U.S. and Canadian Labor Market Trends Compared

January 7, 2011

Employment Growth:  Canadian jobs increased 22.0K in December, the same percentage rise as a 167K increase of the U.S. workforce.  U.S. non-farm payroll employment climbed 103K, less than half of what market whisper numbers were speculating.  Canadian jobs advanced by 2.2% over the past twelve months, more than twice as fast as the 0.9% increase of U.S. jobs.  Between December 2008 and December 2009, jobs had contracted by 3.5% in the United States and 1.9% in Canada.  On average U.S. employment advanced 49K per month in the second half of 2010, down from a pace of 139K per month in the first half.  U.S. December-over-December employment changes were 0.8% in 2007 and minus 2.6% in 2008 prior to the 3.5% drop in 2009 and 0.9% rise in 2010.  America’s last severe recession saw jobs on a December-over-December basis recover 3.9% in 1983 and 4.2% in 1984 after a sequence of +0.3% in 1980, minus 0.1% in 1981 and minus 2.3% in 1982.

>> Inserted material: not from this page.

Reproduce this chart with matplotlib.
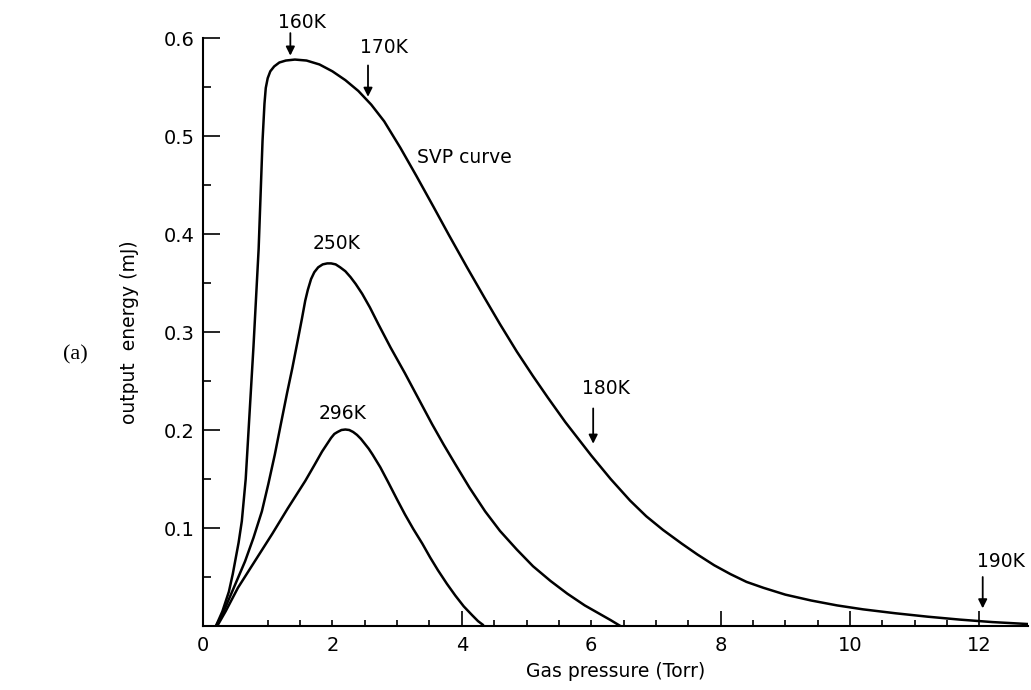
import matplotlib
matplotlib.use("Agg")
import matplotlib.pyplot as plt

# ---- data ----
svp_x = [0.20, 0.30, 0.40, 0.46, 0.55, 0.60, 0.66, 0.70, 0.74, 0.78, 0.82, 0.86, 0.89, 0.92,
         0.95, 0.97, 1.00, 1.04, 1.10, 1.18, 1.28, 1.42, 1.60, 1.80, 2.00, 2.20, 2.40, 2.60,
         2.80, 3.05, 3.30, 3.56, 3.80, 4.08, 4.35, 4.59, 4.85, 5.10, 5.33, 5.60, 6.00, 6.30,
         6.60, 6.85, 7.11, 7.40, 7.64, 7.90, 8.15, 8.40, 8.66, 9.00, 9.40, 9.80, 10.2, 10.7,
         11.2, 11.7, 12.2, 12.75]
svp_y = [0.000, 0.015, 0.035, 0.053, 0.085, 0.107, 0.150, 0.195, 0.240, 0.285, 0.335, 0.385,
         0.440, 0.495, 0.533, 0.549, 0.559, 0.566, 0.571, 0.575, 0.577, 0.578, 0.577, 0.573,
         0.566, 0.557, 0.546, 0.532, 0.515, 0.488, 0.459, 0.428, 0.399, 0.366, 0.335, 0.308,
         0.280, 0.255, 0.233, 0.208, 0.174, 0.150, 0.128, 0.112, 0.098, 0.084, 0.073, 0.062,
         0.053, 0.045, 0.039, 0.032, 0.026, 0.021, 0.017, 0.013, 0.0095, 0.0065, 0.004, 0.002]

k250_x = [0.20, 0.30, 0.45, 0.65, 0.78, 0.91, 1.01, 1.11, 1.20, 1.30, 1.38, 1.46, 1.53, 1.58,
          1.62, 1.67, 1.72, 1.78, 1.85, 1.92, 1.98, 2.05, 2.12, 2.20, 2.28, 2.36, 2.46, 2.58,
          2.71, 2.90, 3.12, 3.33, 3.54, 3.72, 3.90, 4.12, 4.36, 4.59, 4.85, 5.10, 5.37, 5.63,
          5.90, 6.14, 6.30, 6.45]
k250_y = [0.000, 0.012, 0.035, 0.066, 0.090, 0.117, 0.145, 0.175, 0.205, 0.238, 0.263, 0.290,
          0.314, 0.332, 0.343, 0.354, 0.361, 0.366, 0.369, 0.370, 0.370, 0.369, 0.366, 0.362,
          0.356, 0.349, 0.339, 0.325, 0.308, 0.284, 0.258, 0.232, 0.206, 0.185, 0.165, 0.141,
          0.117, 0.097, 0.078, 0.061, 0.046, 0.033, 0.021, 0.012, 0.006, 0.000]

k296_x = [0.22, 0.35, 0.54, 0.80, 1.07, 1.31, 1.58, 1.72, 1.84, 1.93, 1.98, 2.03, 2.08, 2.14,
          2.20, 2.26, 2.32, 2.38, 2.44, 2.50, 2.56, 2.62, 2.74, 2.86, 3.00, 3.12, 3.25, 3.39,
          3.51, 3.63, 3.77, 3.90, 4.03, 4.16, 4.25, 4.33]
k296_y = [0.000, 0.015, 0.039, 0.066, 0.094, 0.120, 0.148, 0.164, 0.178, 0.187, 0.192, 0.196,
          0.198, 0.200, 0.2005, 0.200, 0.198, 0.195, 0.191, 0.186, 0.181, 0.175, 0.162, 0.147,
          0.129, 0.114, 0.099, 0.084, 0.070, 0.057, 0.043, 0.031, 0.020, 0.011, 0.005, 0.001]

x_major = [0, 2, 4, 6, 8, 10, 12]
x_minor = [1, 1.5, 2.5, 3, 3.5, 4.5, 5, 5.5, 6.5, 7, 7.5, 8.5, 9, 9.5, 10.5, 11, 11.5]
y_major = [0.1, 0.2, 0.3, 0.4, 0.5, 0.6]
y_minor = [0.05, 0.15, 0.25, 0.35, 0.45, 0.55]

# temperature markers: label, arrow x, arrow tail y, arrow tip y, label x, label y
temp_labels = ["160K", "170K", "180K", "190K"]
temp_arrow_x = [1.35, 2.55, 6.03, 12.05]
temp_arrow_tail = [0.605, 0.572, 0.222, 0.050]
temp_arrow_tip = [0.582, 0.540, 0.186, 0.018]
temp_label_x = [1.53, 2.79, 6.23, 12.33]
temp_label_y = [0.616, 0.590, 0.242, 0.066]

curve_labels = ["SVP curve", "250K", "296K"]
curve_label_x = [3.31, 2.07, 2.15]
curve_label_y = [0.478, 0.390, 0.217]
curve_label_ha = ["left", "center", "center"]

# ---- figure ----
fig = plt.figure(figsize=(10.31, 6.90), dpi=100)
ax = fig.add_axes([203 / 1031, 1 - 626 / 690, (1028 - 203) / 1031, (626 - 38) / 690])

lw = 1.8
for xs, ys in [(svp_x, svp_y), (k250_x, k250_y), (k296_x, k296_y)]:
    ax.plot(xs, ys, color="black", lw=lw, solid_joinstyle="round", solid_capstyle="round")

ax.set_xlim(0, 12.75)
ax.set_ylim(0, 0.6)

for s in ["top", "right"]:
    ax.spines[s].set_visible(False)
for s in ["left", "bottom"]:
    ax.spines[s].set_linewidth(1.5)

ax.set_xticks(x_major)
ax.set_xticklabels([str(v) for v in x_major])
ax.set_xticks(x_minor, minor=True)
ax.set_yticks(y_major)
ax.set_yticklabels([f"{v:.1f}" for v in y_major])
ax.set_yticks(y_minor, minor=True)

ax.tick_params(axis="x", which="major", direction="in", length=11, width=1.2, pad=7, labelsize=14)
ax.tick_params(axis="x", which="minor", direction="in", length=4.5, width=1.2)
ax.tick_params(axis="y", which="major", direction="in", length=12, width=1.2, pad=6, labelsize=14)
ax.tick_params(axis="y", which="minor", direction="in", length=5.5, width=1.2)

# short major ticks at 0, 2 and 6 as in the reference
for i, t in enumerate(ax.xaxis.get_major_ticks()):
    if x_major[i] in (0, 2, 6):
        t.tick1line.set_markersize(4.5)

ax.set_xlabel("Gas pressure (Torr)", fontsize=13.5, labelpad=5)
ax.set_ylabel("output  energy (mJ)", fontsize=13.5)
ax.yaxis.set_label_coords(-0.078, 0.5)

for lab, x, y, ha in zip(curve_labels, curve_label_x, curve_label_y, curve_label_ha):
    ax.text(x, y, lab, fontsize=13.5, ha=ha, va="center")

for lab, ax_x, t0, t1, lx, ly in zip(temp_labels, temp_arrow_x, temp_arrow_tail, temp_arrow_tip,
                                       temp_label_x, temp_label_y):
    ax.annotate("", xy=(ax_x, t1), xytext=(ax_x, t0),
                arrowprops=dict(arrowstyle="-|>", color="black", lw=1.3,
                                mutation_scale=13, shrinkA=0, shrinkB=0),
                annotation_clip=False)
    ax.text(lx, ly, lab, fontsize=13.5, ha="center", va="center", clip_on=False)

fig.text(75 / 1031, 1 - 355 / 690, "(a)", fontsize=16, family="Liberation Serif",
         ha="center", va="center")

fig.savefig("out.png", dpi=100)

Factory jobs:  Canadian manufacturing employment shot up 65.7K in December, the greatest monthly advance in at least 35 years.  That increase left factory jobs 31K or 1.8% above the level at the end of 2009.  A 10K advance in U.S. factory jobs last month was the first increase of any sort in five months and left such 0.8% above its year-earlier level.

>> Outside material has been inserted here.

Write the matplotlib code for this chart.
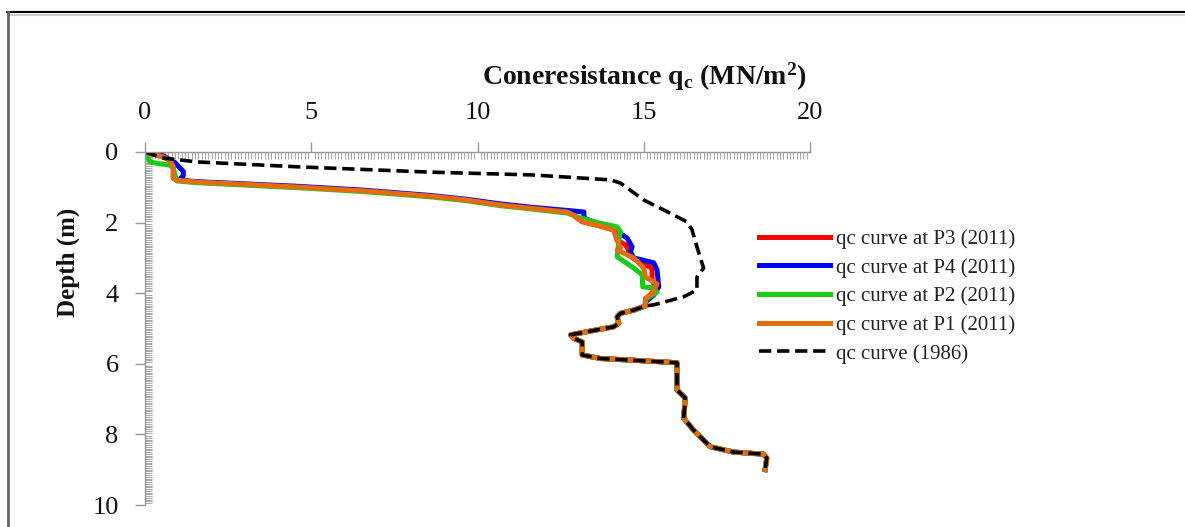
import matplotlib
matplotlib.use("Agg")
import matplotlib.pyplot as plt
from matplotlib.lines import Line2D
from matplotlib.ticker import MultipleLocator

plt.rcParams['font.family'] = ['Liberation Serif', 'DejaVu Serif']
plt.rcParams['mathtext.fontset'] = 'custom'
plt.rcParams['mathtext.rm'] = 'Liberation Serif'
plt.rcParams['mathtext.bf'] = 'Liberation Serif:bold'
plt.rcParams['mathtext.it'] = 'Liberation Serif:italic'

# Shared deep part of the profile (all curves coincide below ~4.4 m)
deep_qc = [15.05, 14.7, 14.3, 14.2, 14.25, 14.1, 13.7, 13.3, 12.8, 12.9, 13.15, 13.15, 13.7,
           14.7, 16.0, 16.0, 16.25, 16.2, 16.5, 17.0, 17.7, 18.6, 18.7, 18.65]
deep_depth = [4.36, 4.48, 4.57, 4.67, 4.85, 4.95, 5.02, 5.09, 5.18, 5.28, 5.38, 5.75, 5.85,
              5.9, 5.97, 6.74, 6.97, 7.54, 7.88, 8.35, 8.5, 8.56, 8.67, 9.0]

# P1 (orange)
p1_qc = [0.0, 0.55, 0.75, 0.85, 0.85, 0.96, 1.56, 4.57, 6.56, 8.57, 9.68, 10.68, 11.67, 12.7,
         12.87, 13.14, 13.7, 14.1, 14.2, 14.3, 14.2, 14.7, 15.0, 15.05, 15.4, 15.25, 15.05] + deep_qc
p1_depth = [0.0, 0.14, 0.23, 0.42, 0.74, 0.8, 0.85, 0.99, 1.1, 1.25, 1.36, 1.5, 1.6, 1.7,
            1.78, 1.97, 2.1, 2.21, 2.5, 2.72, 2.78, 3.0, 3.29, 3.54, 3.74, 4.0, 4.14] + deep_depth

# P3 (red)
p3_qc = [0.0, 0.55, 0.75, 0.85, 0.85, 0.96, 1.56, 4.57, 6.56, 8.57, 9.68, 10.68, 11.67, 12.7,
         12.87, 13.14, 13.7, 14.1, 14.2, 14.45, 14.55, 14.5, 14.75, 15.25, 15.25, 15.35, 15.25,
         15.05] + deep_qc
p3_depth = [0.0, 0.14, 0.23, 0.42, 0.74, 0.8, 0.85, 0.99, 1.1, 1.25, 1.36, 1.5, 1.6, 1.7,
            1.78, 1.97, 2.1, 2.21, 2.5, 2.63, 2.78, 2.9, 3.05, 3.29, 3.63, 3.82, 4.0,
            4.2] + deep_depth

# P4 (blue)
p4_qc = [0.0, 0.5, 0.9, 1.15, 1.15, 1.0, 1.56, 4.57, 6.56, 8.57, 9.68, 10.68, 11.67, 12.75,
         13.2, 13.2, 13.7, 14.1, 14.5, 14.65, 14.6, 14.7, 15.3, 15.4, 15.45, 15.3, 15.05] + deep_qc
p4_depth = [0.0, 0.08, 0.3, 0.55, 0.68, 0.8, 0.84, 0.97, 1.08, 1.23, 1.34, 1.47, 1.57, 1.66,
            1.7, 1.87, 2.06, 2.18, 2.44, 2.69, 2.83, 3.0, 3.14, 3.34, 3.82, 4.05, 4.25] + deep_depth

# P2 (green)
p2_qc = [0.0, 0.15, 0.35, 0.75, 0.85, 0.9, 0.96, 1.56, 4.57, 6.56, 8.57, 9.68, 10.68, 11.67,
         12.7, 13.1, 13.7, 14.2, 14.3, 14.25, 14.2, 14.7, 14.95, 14.97, 15.3, 15.4, 15.1,
         15.05] + deep_qc
p2_depth = [0.0, 0.28, 0.32, 0.37, 0.45, 0.65, 0.82, 0.87, 1.01, 1.12, 1.27, 1.38, 1.52, 1.62,
            1.73, 1.87, 2.02, 2.12, 2.26, 2.5, 2.97, 3.29, 3.48, 3.82, 3.85, 3.97, 4.14,
            4.25] + deep_depth

# 1986 curve (black dashed)
qc1986 = [0.0, 0.55, 1.55, 4.6, 8.57, 11.67, 14.0, 14.3, 15.0, 15.6, 16.3, 16.45, 16.6, 16.8,
          16.6, 16.6, 16.2, 15.3] + deep_qc
depth1986 = [0.0, 0.17, 0.28, 0.42, 0.57, 0.65, 0.79, 0.88, 1.36, 1.64, 1.98, 2.2, 2.69, 3.29,
             3.54, 3.91, 4.1, 4.33] + deep_depth

labels = ['qc curve at P3 (2011)', 'qc curve at P4 (2011)', 'qc curve at P2 (2011)',
          'qc curve at P1 (2011)', 'qc curve (1986)']
x_ticks = [0, 5, 10, 15, 20]
y_ticks = [0, 2, 4, 6, 8, 10]

fig = plt.figure(figsize=(11.85, 5.27), dpi=100)
W, H = 1185, 527
ax = fig.add_axes([145 / W, 1 - 505 / H, (810 - 145) / W, (505 - 152) / H])

lw = 3.6
l3, = ax.plot(p3_qc, p3_depth, color='#FF0000', lw=lw, solid_joinstyle='round', label=labels[0])
l4, = ax.plot(p4_qc, p4_depth, color='#0000FF', lw=lw, solid_joinstyle='round', label=labels[1])
l2, = ax.plot(p2_qc, p2_depth, color='#19CC19', lw=lw, solid_joinstyle='round', label=labels[2])
l1, = ax.plot(p1_qc, p1_depth, color='#E46C0A', lw=lw, solid_joinstyle='round', label=labels[3])
l0, = ax.plot(qc1986, depth1986, color='black', lw=2.6, dashes=(3.4, 1.6),
              dash_capstyle='butt', label=labels[4])

ax.set_xlim(0, 20)
ax.set_ylim(10, 0)
ax.xaxis.tick_top()
ax.set_xticks(x_ticks)
ax.set_yticks(y_ticks)
ax.xaxis.set_minor_locator(MultipleLocator(0.1))
ax.yaxis.set_minor_locator(MultipleLocator(0.05))
for s in ['right', 'bottom']:
    ax.spines[s].set_visible(False)
for s in ['left', 'top']:
    ax.spines[s].set_color('#999999')
    ax.spines[s].set_linewidth(1.0)
ax.tick_params(which='major', direction='out', length=7, width=1.0, color='#999999',
               labelsize=19, labelcolor='#111111')
ax.tick_params(axis='x', which='major', pad=13)
ax.tick_params(axis='y', which='major', pad=12)
ax.tick_params(which='minor', direction='in', length=5, width=0.8, color='#aaaaaa')
ax.patch.set_alpha(0)

fig.text(644 / W, 1 - 77 / H, r'Coneresistance $\mathbf{q}_\mathbf{c}$ (MN/m$^\mathbf{2}$)',
         ha='center', va='center', fontsize=20, fontweight='bold', color='#111111')
fig.text(68 / W, 1 - 262 / H, 'Depth (m)', rotation=90, ha='center', va='center',
         fontsize=18, fontweight='bold', color='#111111')

leg = fig.legend(handles=[l3, l4, l2, l1, l0], labels=labels, loc='center left',
                 bbox_to_anchor=(759 / W, 1 - 296.5 / H), frameon=False, fontsize=15,
                 handlelength=3.4, handletextpad=0.3, labelspacing=0.43, borderpad=0,
                 borderaxespad=0)
for t in leg.get_texts():
    t.set_color('#222222')

# outer frame lines
fig.add_artist(Line2D([7 / W, 1], [1 - 12 / H, 1 - 12 / H], color='black', lw=1.5,
                      transform=fig.transFigure))
fig.add_artist(Line2D([8 / W, 1], [1 - 14.5 / H, 1 - 14.5 / H], color='#cccccc', lw=1.5,
                      transform=fig.transFigure))
fig.add_artist(Line2D([8 / W, 8 / W], [0, 1 - 12 / H], color='#666666', lw=2.0,
                      transform=fig.transFigure))

fig.savefig('out.png', dpi=100)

Unemployment:  Canada had a jobless rate of 7.6% in December, down from a peak of 8.7% in August 2009 and 8.4% at the end of 2009.  The jobless rate in Canada had been at 6.0% at the onset of the world financial crisis in August 2007.  U.S. unemployment remains 1.8 percentage points greater than in Canada despite a drop to 9.4% from 9.8% in November.  Some benchmarks for the U.S. jobless rate are 4.6% when the financial crisis began, a peak of 10.1% in October 2009 and 9.9% in December 2009.  The broadest measure of U.S. unemployment, including part-timers who want full-time work, was 16.7% last month versus 17.1% a year earlier.  Many baby boomers have given up looking and switched to being collectors of social security rather than unemployment insurance.

Hourly wage earnings:  The on-year rate of increase in Canadian labor costs was 2.4% last month, up from 2.2% in November and 2.1% in October but the same increase that was posted between December 2008 and December 2009.  In the United States, hourly earnings growth slowed to 1.8% in the year to December 2010 from 2.1% on year in November and 2.2% in December 2009.